Example: (user_id, created_at) serves "all orders for a user, newest first" beautifully.

Covering Indexes

An index that includes every column the query needs can answer the query without touching the table at all — an "index-only scan":

-- Postgres
CREATE INDEX idx_orders_cover
ON orders (user_id, created_at)
INCLUDE (amount, status);

Trade-off: the index is bigger and slower to write. Worth it for hot queries on huge tables.

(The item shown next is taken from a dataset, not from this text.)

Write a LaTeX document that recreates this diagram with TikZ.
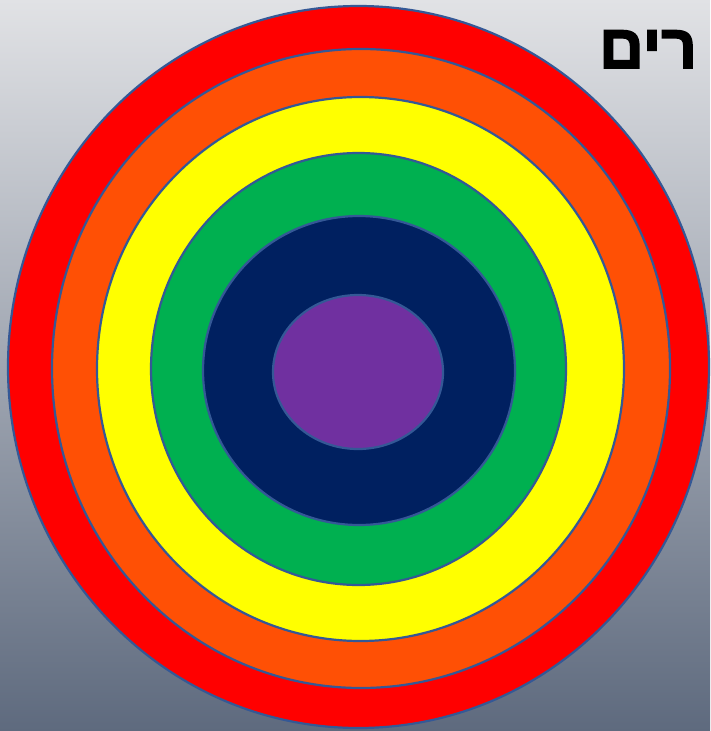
\documentclass[tikz,border=0pt]{standalone}
\usepackage{fontspec}
\newfontfamily\hebfont[Script=Hebrew, FakeBold=2.5]{Liberation Sans}
\TeXXeTstate=1
\definecolor{bgtop}{RGB}{225,226,229}
\definecolor{bgbot}{RGB}{94,106,126}
\definecolor{ringline}{RGB}{52,88,150}
\definecolor{cred}{RGB}{255,0,0}
\definecolor{corange}{RGB}{255,80,5}
\definecolor{cyellow}{RGB}{255,255,0}
\definecolor{cgreen}{RGB}{0,176,80}
\definecolor{cnavy}{RGB}{0,32,96}
\definecolor{cpurple}{RGB}{112,48,160}
\tikzset{ring/.style={draw=ringline, line width=2.2pt}}

\begin{document}
\begin{tikzpicture}[x=1pt, y=-1pt]
  \shade[top color=bgtop, bottom color=bgbot] (0,0) rectangle (710,731);
  \clip (0,0) rectangle (710,731);
  % rings from outside in
  \foreach \cx/\cy/\rx/\ry/\c in {358.5/367/350.5/361/cred,
      361/368.5/309/319.5/corange, 360.5/369/263.5/272/cyellow,
      358.5/369/207.5/216/cgreen, 359/370.5/156/154.5/cnavy,
      358/372/85/77/cpurple}
    \draw[ring, fill=\c] (\cx,\cy) ellipse ({\rx pt} and {\ry pt});
  \node[anchor=base west, inner sep=0pt, font=\hebfont\bfseries\fontsize{62}{64}\selectfont]
    (title) at (599,68) {\beginR רים\endR};
\end{tikzpicture}
\end{document}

EXPLAIN and EXPLAIN ANALYZE

The query planner picks how to execute your query. EXPLAIN shows the plan; EXPLAIN ANALYZE runs the query and reports actual timings:

EXPLAIN ANALYZE
SELECT * FROM orders WHERE user_id = 42 ORDER BY created_at DESC LIMIT 10;

You're looking for:

Node	Meaning
Index Scan	Used an index — usually good
Index Only Scan	Answered from the index alone — best case
Bitmap Index Scan	Combining multiple indexes — fine for large result sets
Seq Scan	Reading the whole table — bad for big tables, fine for small ones
Nested Loop	For each row in A, look up matches in B — great for small A + indexed B
Hash Join	Build a hash from one side, probe with the other — good for medium-sized joins
Merge Join	Both sides sorted, walked together — good for big sorted joins

Pay attention to "rows" estimated vs actual. A 10x mismatch means statistics are stale — run ANALYZE (Postgres) or ANALYZE TABLE (MySQL).

When Indexes Don't Help

Tiny tables — sequential scan beats index lookup overhead
Queries returning a large fraction of the table — sequential scan is better
Functions on the column: WHERE LOWER(email) = '...' ignores an index on email. Create an expression index or normalize the data.
Type mismatches: comparing varchar to int may skip indexes. Cast carefully.
Leading wildcard LIKE: '%foo' is unindexable; 'foo%' is fine.
NOT, !=, and OR across columns often defeat indexes. Refactor to UNION or partial indexes.

Cost of Indexes

Every INSERT, UPDATE (of indexed columns), and DELETE must update every index on the table. So:

Don't create indexes "just in case." Remove unused ones.
Write-heavy tables (logs, events) suffer the most from over-indexing.
Most databases expose unused-index views (pg_stat_user_indexes in Postgres, sys.dm_db_index_usage_stats in SQL Server) — use them to prune.

Other Index Types (Postgres)

Type	Use for
B-tree	Default — equality and range
Hash	Equality only — rarely worth it over B-tree
GIN	Full-text search, JSONB, array containment
GiST	Geometric, ranges, full-text
BRIN	Huge tables sorted by insert order (e.g. time-series logs) — tiny on disk

A Practical Tuning Workflow

Identify the slow query — log slow queries, watch APM dashboards.
Run EXPLAIN ANALYZE with realistic parameters.
Look for big sequential scans, mis-estimated row counts, missing index hits.
Add the smallest index that helps. Re-run EXPLAIN ANALYZE.
Verify production after deploy — slow query log should drop.
Periodically review indexes; drop any unused ones.

Other Performance Levers

Connection pooling (PgBouncer, ProxySQL) — connections are expensive; reuse them.
Caching (Redis) — for hot read-only queries, skip the DB entirely.
Materialized views — store the result of an expensive query and refresh on a schedule.
Partitioning — split a huge table by date or tenant; the planner only touches relevant partitions.
Hardware — more RAM lets the DB cache more pages; SSDs cut latency 100x.

Indexes are the first lever you reach for, but they're not the last. The fastest query is the one you don't run.